**SOURCE MATERIAL**
* * * * * * *
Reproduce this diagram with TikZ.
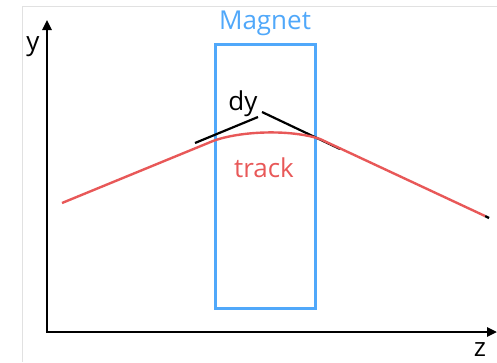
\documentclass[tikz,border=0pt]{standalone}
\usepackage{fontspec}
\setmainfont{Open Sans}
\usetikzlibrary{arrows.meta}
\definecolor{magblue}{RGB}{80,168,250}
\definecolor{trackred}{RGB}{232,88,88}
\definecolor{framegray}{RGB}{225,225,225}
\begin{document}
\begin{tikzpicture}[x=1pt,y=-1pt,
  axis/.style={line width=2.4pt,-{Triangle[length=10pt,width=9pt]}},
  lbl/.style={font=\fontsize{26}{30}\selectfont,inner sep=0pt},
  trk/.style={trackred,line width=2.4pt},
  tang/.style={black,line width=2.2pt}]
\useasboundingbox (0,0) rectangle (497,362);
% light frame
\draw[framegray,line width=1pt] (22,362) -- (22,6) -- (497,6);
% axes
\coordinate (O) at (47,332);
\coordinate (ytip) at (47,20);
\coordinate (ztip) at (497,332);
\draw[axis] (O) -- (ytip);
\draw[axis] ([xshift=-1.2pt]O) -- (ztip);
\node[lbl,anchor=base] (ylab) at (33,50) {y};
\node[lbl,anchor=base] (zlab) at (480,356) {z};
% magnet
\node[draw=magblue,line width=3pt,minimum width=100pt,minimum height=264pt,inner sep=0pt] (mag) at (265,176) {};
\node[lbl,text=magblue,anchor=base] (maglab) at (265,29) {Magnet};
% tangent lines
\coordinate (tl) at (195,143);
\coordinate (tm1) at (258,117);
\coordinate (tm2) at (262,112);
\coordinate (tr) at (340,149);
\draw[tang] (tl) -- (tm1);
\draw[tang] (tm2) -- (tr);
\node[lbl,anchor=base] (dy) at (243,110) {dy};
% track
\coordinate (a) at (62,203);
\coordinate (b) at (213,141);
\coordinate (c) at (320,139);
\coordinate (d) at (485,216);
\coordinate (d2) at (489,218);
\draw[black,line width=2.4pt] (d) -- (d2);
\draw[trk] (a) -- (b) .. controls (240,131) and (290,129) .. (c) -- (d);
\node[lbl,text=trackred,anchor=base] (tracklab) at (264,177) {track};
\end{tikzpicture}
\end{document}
* * * * * * *
**THE REQUEST**
Every line above should be repeated exactly; pictures stay out of the copy.

**RESPONSE FOR THIS EXERCISE**
Reproduce this diagram with TikZ.
\documentclass[tikz,border=0pt]{standalone}
\usepackage{fontspec}
\setmainfont{Open Sans}
\usetikzlibrary{arrows.meta}
\definecolor{magblue}{RGB}{80,168,250}
\definecolor{trackred}{RGB}{232,88,88}
\definecolor{framegray}{RGB}{225,225,225}
\begin{document}
\begin{tikzpicture}[x=1pt,y=-1pt,
  axis/.style={line width=2.4pt,-{Triangle[length=10pt,width=9pt]}},
  lbl/.style={font=\fontsize{26}{30}\selectfont,inner sep=0pt},
  trk/.style={trackred,line width=2.4pt},
  tang/.style={black,line width=2.2pt}]
\useasboundingbox (0,0) rectangle (497,362);
% light frame
\draw[framegray,line width=1pt] (22,362) -- (22,6) -- (497,6);
% axes
\coordinate (O) at (47,332);
\coordinate (ytip) at (47,20);
\coordinate (ztip) at (497,332);
\draw[axis] (O) -- (ytip);
\draw[axis] ([xshift=-1.2pt]O) -- (ztip);
\node[lbl,anchor=base] (ylab) at (33,50) {y};
\node[lbl,anchor=base] (zlab) at (480,356) {z};
% magnet
\node[draw=magblue,line width=3pt,minimum width=100pt,minimum height=264pt,inner sep=0pt] (mag) at (265,176) {};
\node[lbl,text=magblue,anchor=base] (maglab) at (265,29) {Magnet};
% tangent lines
\coordinate (tl) at (195,143);
\coordinate (tm1) at (258,117);
\coordinate (tm2) at (262,112);
\coordinate (tr) at (340,149);
\draw[tang] (tl) -- (tm1);
\draw[tang] (tm2) -- (tr);
\node[lbl,anchor=base] (dy) at (243,110) {dy};
% track
\coordinate (a) at (62,203);
\coordinate (b) at (213,141);
\coordinate (c) at (320,139);
\coordinate (d) at (485,216);
\coordinate (d2) at (489,218);
\draw[black,line width=2.4pt] (d) -- (d2);
\draw[trk] (a) -- (b) .. controls (240,131) and (290,129) .. (c) -- (d);
\node[lbl,text=trackred,anchor=base] (tracklab) at (264,177) {track};
\end{tikzpicture}
\end{document}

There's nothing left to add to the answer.